The obnoxious answer is that Python like other languages are turing complete and you can write program in it. But that probably doesn't answer your question. ;-)
First however, a tip: Stop think in terms of scripting vs real programming languages. Python, just like Java, Perl, Ruby, LISP, Scala, Lua, Cloujure are just as much real programming languages as C, C++, Fortran etc. The main difference is what they are running on. C for example can run on "bare metal", that is basically be translated to sequences of instructions that can be executed by the native/real CPU. Python, Java etc relies on a virtual machine to execute their instructions. The VM is then run by the real CPU.
The VM costs some performance, but add things like portability, dynamic behaviour (introspection, duck typing etc) that make the language and systems written in it very efficent in ways it is harder to do (but not impossible - remember Turing completeness) in for example C.
With that in min (Python is a real programming language) you might not be surprised to learn that Python can be and is used for things like:
Network servers and network applications.
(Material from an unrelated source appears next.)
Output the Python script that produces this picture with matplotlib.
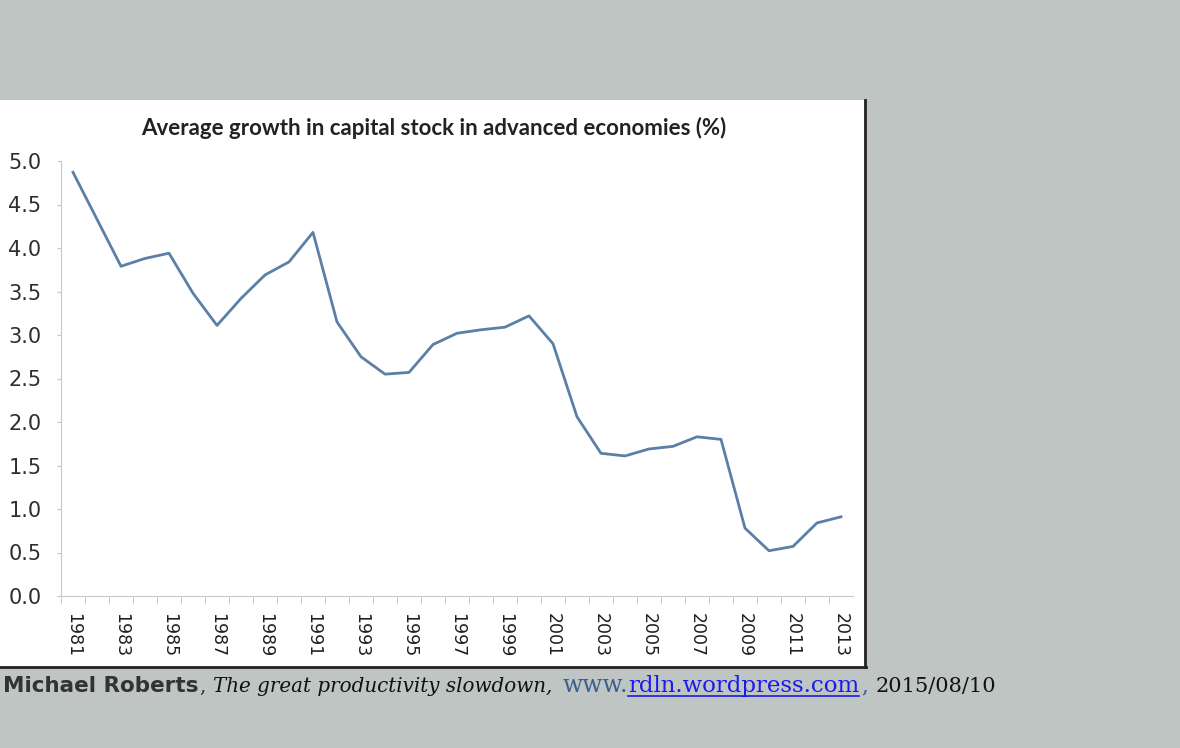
import matplotlib
matplotlib.use("Agg")
import matplotlib.pyplot as plt
from matplotlib.patches import Rectangle
from matplotlib.lines import Line2D

# Dane
lata = list(range(1981, 2014))
wzrost = [4.87, 4.33, 3.79, 3.88, 3.94, 3.48, 3.11, 3.42, 3.69, 3.84,
          4.18, 3.15, 2.75, 2.55, 2.57, 2.89, 3.02, 3.06, 3.09, 3.22,
          2.90, 2.06, 1.64, 1.61, 1.69, 1.72, 1.83, 1.80, 0.78, 0.52,
          0.57, 0.84, 0.91]
etykiety_lat = [str(r) for r in range(1981, 2014, 2)]
etykiety_y = [f"{v/2:.1f}" for v in range(0, 11)]

W, H = 1180, 748
fig = plt.figure(figsize=(W / 100, H / 100), dpi=100)
fig.patch.set_facecolor("#bec5c2")

# Biały panel wykresu z ciemną krawędzią
fig.patches.append(Rectangle((0, 1 - 667 / H), 865 / W, 567 / H,
                             transform=fig.transFigure, facecolor="white",
                             edgecolor="none", zorder=-5))
fig.add_artist(Line2D([865 / W, 865 / W], [1 - 667 / H, 1 - 100 / H],
                      transform=fig.transFigure, color="#222222", lw=2))
fig.add_artist(Line2D([0, 866 / W], [1 - 667 / H, 1 - 667 / H],
                      transform=fig.transFigure, color="#222222", lw=2))

ax = fig.add_axes([61 / W, 1 - 596 / H, 792 / W, 435 / H])
ax.set_zorder(2)
ax.set_facecolor("white")
ax.plot(lata, wzrost, color="#5a80a8", lw=2)

ax.set_xlim(1980.5, 2013.5)
ax.set_ylim(0, 5)
ax.set_yticks([v / 2 for v in range(0, 11)])
ax.set_yticklabels(etykiety_y, fontsize=15, color="#2e2e2e")
ax.set_xticks(list(range(1981, 2014, 2)))
ax.set_xticklabels(etykiety_lat, rotation=270, fontsize=12.5, color="#1e1e1e")
ax.set_xticks([r + 0.5 for r in range(1980, 2013)], minor=True)
ax.tick_params(axis="x", which="major", length=0, pad=12)
ax.tick_params(axis="x", which="minor", length=6, color="#c8c8c8")
ax.tick_params(axis="y", length=3, color="#c8c8c8", pad=11)

for s in ["top", "right"]:
    ax.spines[s].set_visible(False)
for s in ["left", "bottom"]:
    ax.spines[s].set_color("#c8c8c8")

fig.text(434 / W, 1 - 128 / H,
         "Average growth in capital stock in advanced economies (%)",
         ha="center", va="center", fontsize=16, fontweight="bold",
         family="Lato", color="#222222")

# Podpis pod wykresem - kawałki tekstu ustawiane jeden za drugim
yc = 1 - 686 / H
kawalki = [
    ("Michael Roberts", dict(fontsize=15.5, fontweight="bold", color="#333333", family="DejaVu Sans"), 1),
    (",", dict(fontsize=14.3, color="#333333", family="DejaVu Serif"), 7),
    ("The great productivity slowdown,", dict(fontsize=14.3, style="italic", color="#111111", family="DejaVu Serif"), 10),
    ("www.", dict(fontsize=17, color="#3a5f8f", family="DejaVu Serif"), 0),
    ("rdln.wordpress.com", dict(fontsize=16.5, color="#1a1aee", family="DejaVu Serif"), 2),
    (",", dict(fontsize=15.5, color="#3a5f8f", family="DejaVu Serif"), 8),
    ("2015/08/10", dict(fontsize=15, color="#111111", family="DejaVu Serif"), 0),
]
renderer = fig.canvas.get_renderer()
x_px = 3
for tekst, styl, odstep in kawalki:
    t = fig.text(x_px / W, yc, tekst, va="center", ha="left", **styl)
    bb = t.get_window_extent(renderer)
    if tekst == "rdln.wordpress.com":
        fig.add_artist(Line2D([bb.x0 / W, bb.x1 / W], [(bb.y0 + 1) / H] * 2,
                              transform=fig.transFigure, color="#1a1aee", lw=1.2))
    x_px = bb.x1 + odstep

fig.savefig("out.png", dpi=100, facecolor=fig.get_facecolor())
Look at the great Twisted networking framework and look and beautiful applications like Trac.
Large scale, professional distributed version control. Mercurial (Hg) is written entirely in Python and is able to handle huge, active projects with developers on a global level.
Compilers, languages and virtual machines. There is actually a virtual machine able to run Python written in Python(!). The machine called Pypy use some of the dynamic functionality of the language to enhance the performance.
Pypy is really a groovy concept - having the machine you are running your code in a language that can be modified at runtime - basically rebuilding the "hardware" from your application to enhance the machine to at the whim of the application. (And yes, I'm aware that all LISP guys yawn at this point - nothing new but still very, very groovy)
There you have it, some IMHO good, everything but simplistic, non-professional applications. Now start reading up on Python.org about the advanced features of the language and amazing functionality readily available in the standard lib. Your programming life will thank you for it.